Wednesday, October 10, 2012

The Importance Of Being Earnest

Ah, we're back to my true love: period films! It really did start it all for me -- the romance, the setting, the dialogue, the nonsensical farce of it all. Period pieces are my crack. Now, add some Oscar Wilde wit to it, and some Colin Firth goodness, and you've got the quickest route to my heart. The Importance Of Being Earnest is a delight to watch, and something you will come back to more and more as time passes. Indeed, like an old friend, I keep visiting these characters over and over for a wonderful catch up.

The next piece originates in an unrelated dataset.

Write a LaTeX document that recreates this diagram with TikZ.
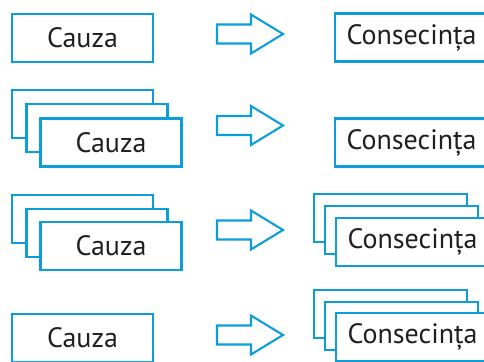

A superb cast brings Oscar Wilde's classic comedy of manners to life in the third big-screen adaptation of this hilarious look at fun, games, and dubious ethics among the British upper crust. Algernon Moncrieff (Rupert Everett) is a slightly shady, but charming gentlemen from a wealthy family who has a bad habit of throwing his money away. Algernon has a close friend named Jack Worthing (Colin Firth), a self-made man who acts as a ward to his cousin, a beautiful young lady named Cecily (Reese Witherspoon). Algernon has created an alter ego to help him get out of tight spots brought on by his financial improprieties, and when he learns that Jack has created a false identity of his own -- Earnest, a brother living in London whose exploits have earned him no small amount of notoriety -- Algernon arrives for a weekend visit in the country posing as the mysterious Earnest. Having heard of Earnest's misadventures many times over the years, Cecily had developed something of an infatuation with the lovable rogue, and Algernon's impersonation of him works no small degree of magic on Cecily. Meanwhile, Algernon's cousin, Gwendolyn (Frances O'Connor), arrives for the weekend, and is startled to discover Jack is also there -- except that she knows him as bad-boy Earnest. So just who is in love with who? How will Lady Bracknell (Judi Dench) handle the matter of her daughter Gwendolyn's suitors? And what's the truth about Jack's mysterious heritage? The Importance of Being Earnest was director Oliver Parker's second film adaptation of an Oscar Wilde comedy; he previously helmed An Ideal Husband, which also starred Rupert Everett. Everett and Colin Firth also co-starred in the 1984 drama Another Country.